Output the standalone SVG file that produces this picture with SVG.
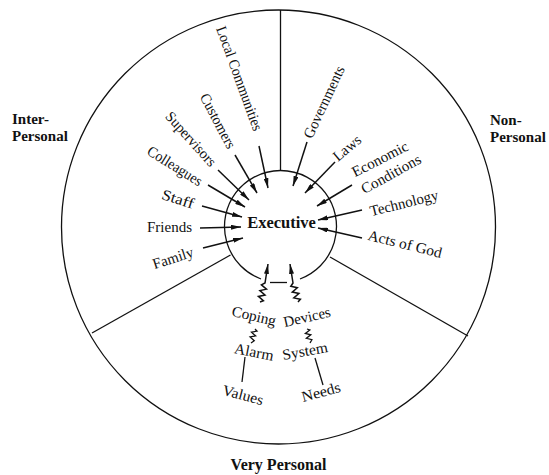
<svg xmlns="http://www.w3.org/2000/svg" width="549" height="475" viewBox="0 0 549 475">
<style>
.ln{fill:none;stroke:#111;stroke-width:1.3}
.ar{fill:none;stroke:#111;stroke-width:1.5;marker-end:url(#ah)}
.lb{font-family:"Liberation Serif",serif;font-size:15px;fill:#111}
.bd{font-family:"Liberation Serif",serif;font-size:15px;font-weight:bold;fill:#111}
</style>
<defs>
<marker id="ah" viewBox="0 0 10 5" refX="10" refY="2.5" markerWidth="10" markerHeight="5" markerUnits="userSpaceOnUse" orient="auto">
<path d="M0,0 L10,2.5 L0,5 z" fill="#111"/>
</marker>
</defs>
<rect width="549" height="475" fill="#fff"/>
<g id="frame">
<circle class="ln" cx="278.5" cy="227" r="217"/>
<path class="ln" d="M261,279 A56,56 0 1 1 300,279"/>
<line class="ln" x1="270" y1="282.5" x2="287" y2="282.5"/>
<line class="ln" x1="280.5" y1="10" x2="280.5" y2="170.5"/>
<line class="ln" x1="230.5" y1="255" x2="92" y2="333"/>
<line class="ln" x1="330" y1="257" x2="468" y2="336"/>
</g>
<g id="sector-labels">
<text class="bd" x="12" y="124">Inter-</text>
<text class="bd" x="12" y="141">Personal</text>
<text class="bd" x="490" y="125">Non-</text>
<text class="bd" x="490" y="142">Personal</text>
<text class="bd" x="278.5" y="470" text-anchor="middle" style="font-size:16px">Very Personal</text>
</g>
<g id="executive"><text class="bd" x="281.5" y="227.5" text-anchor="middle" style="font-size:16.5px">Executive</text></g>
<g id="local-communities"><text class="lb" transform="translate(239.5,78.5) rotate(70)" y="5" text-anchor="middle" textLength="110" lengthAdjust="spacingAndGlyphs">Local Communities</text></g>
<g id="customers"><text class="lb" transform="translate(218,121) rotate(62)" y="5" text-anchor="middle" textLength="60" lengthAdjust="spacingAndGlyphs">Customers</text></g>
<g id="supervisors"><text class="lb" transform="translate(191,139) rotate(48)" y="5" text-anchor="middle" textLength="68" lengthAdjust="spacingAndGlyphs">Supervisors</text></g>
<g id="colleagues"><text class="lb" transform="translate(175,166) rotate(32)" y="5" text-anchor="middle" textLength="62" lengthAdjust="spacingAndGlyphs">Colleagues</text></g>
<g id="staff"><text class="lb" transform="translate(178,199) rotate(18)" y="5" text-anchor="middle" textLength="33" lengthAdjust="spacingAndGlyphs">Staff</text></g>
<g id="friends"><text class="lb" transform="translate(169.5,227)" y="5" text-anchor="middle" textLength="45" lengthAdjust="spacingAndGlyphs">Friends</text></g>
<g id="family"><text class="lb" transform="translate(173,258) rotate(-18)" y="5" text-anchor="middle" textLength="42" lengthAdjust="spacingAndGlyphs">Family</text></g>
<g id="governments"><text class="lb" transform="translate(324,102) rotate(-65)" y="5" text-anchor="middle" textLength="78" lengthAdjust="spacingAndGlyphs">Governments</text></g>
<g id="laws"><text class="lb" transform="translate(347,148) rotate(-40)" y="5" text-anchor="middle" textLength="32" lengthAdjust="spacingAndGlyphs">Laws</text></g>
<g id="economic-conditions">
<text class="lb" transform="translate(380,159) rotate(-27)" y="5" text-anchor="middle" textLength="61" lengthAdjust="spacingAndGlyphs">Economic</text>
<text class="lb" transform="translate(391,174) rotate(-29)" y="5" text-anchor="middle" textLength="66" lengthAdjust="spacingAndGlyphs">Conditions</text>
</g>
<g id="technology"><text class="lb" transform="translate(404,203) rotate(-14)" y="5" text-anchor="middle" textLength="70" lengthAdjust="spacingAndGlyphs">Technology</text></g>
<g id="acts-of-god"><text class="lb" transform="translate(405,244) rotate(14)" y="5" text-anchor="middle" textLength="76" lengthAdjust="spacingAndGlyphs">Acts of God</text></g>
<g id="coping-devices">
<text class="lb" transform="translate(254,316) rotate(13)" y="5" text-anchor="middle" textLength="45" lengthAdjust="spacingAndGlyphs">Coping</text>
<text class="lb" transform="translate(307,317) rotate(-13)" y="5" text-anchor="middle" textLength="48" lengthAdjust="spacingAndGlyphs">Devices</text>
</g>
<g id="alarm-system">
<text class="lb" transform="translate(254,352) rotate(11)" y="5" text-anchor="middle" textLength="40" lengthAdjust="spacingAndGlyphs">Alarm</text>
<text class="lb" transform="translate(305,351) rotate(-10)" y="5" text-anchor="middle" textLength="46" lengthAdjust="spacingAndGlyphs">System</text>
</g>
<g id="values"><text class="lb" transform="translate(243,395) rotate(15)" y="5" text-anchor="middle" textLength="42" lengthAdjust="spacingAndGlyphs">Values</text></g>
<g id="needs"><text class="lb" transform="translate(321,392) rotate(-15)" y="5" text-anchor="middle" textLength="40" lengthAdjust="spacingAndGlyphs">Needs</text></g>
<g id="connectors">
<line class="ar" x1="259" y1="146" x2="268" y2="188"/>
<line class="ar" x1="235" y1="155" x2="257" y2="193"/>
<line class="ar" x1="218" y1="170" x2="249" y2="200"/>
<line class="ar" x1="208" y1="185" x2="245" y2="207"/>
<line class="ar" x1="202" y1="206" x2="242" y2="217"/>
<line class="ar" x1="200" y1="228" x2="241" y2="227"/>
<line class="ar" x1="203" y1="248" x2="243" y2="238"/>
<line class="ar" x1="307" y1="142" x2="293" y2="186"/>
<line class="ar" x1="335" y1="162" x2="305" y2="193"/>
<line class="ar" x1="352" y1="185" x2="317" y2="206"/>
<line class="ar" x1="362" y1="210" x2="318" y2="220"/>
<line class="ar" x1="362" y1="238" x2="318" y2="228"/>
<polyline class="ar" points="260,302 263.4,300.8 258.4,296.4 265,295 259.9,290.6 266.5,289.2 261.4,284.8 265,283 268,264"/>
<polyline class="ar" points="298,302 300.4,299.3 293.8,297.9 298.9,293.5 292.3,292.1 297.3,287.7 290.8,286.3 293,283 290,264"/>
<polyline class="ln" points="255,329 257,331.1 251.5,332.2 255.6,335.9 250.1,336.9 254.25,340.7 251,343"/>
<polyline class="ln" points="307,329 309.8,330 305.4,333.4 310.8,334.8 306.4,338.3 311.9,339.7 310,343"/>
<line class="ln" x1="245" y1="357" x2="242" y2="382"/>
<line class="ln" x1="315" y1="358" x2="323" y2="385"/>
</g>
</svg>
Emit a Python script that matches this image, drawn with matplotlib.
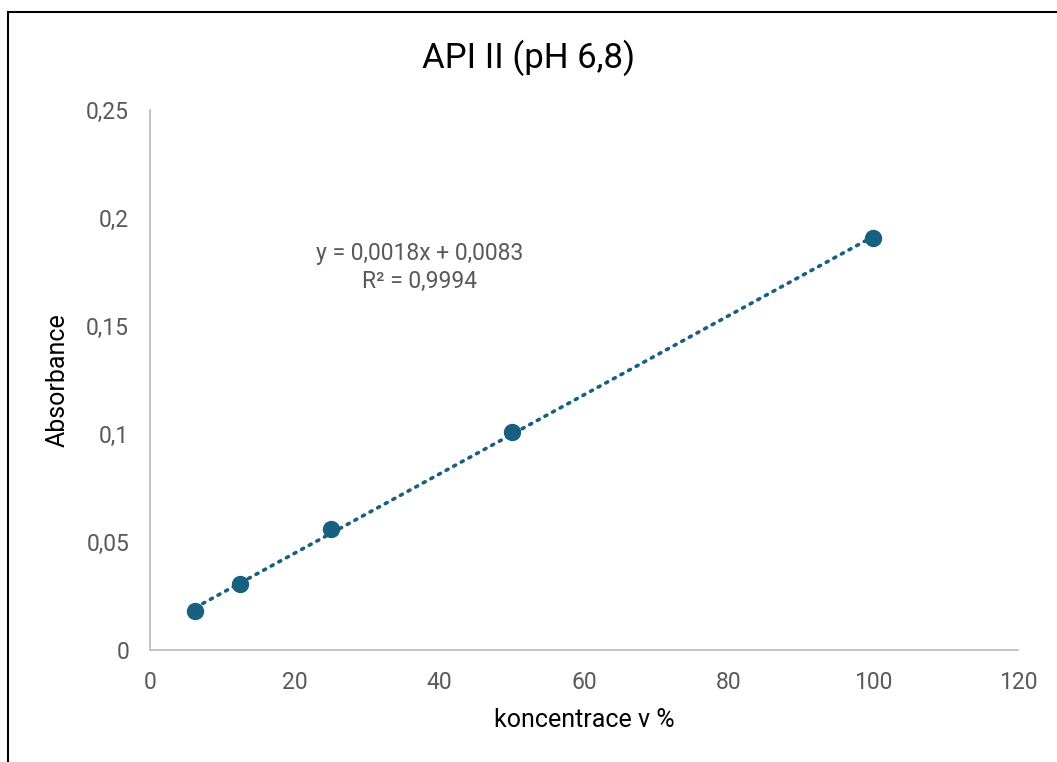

# To be done
Locate each line containing the string "this" and show it.

# Task result
Output the standalone SVG file that produces this picture with SVG.
Emit a Python script that matches this image, drawn with matplotlib.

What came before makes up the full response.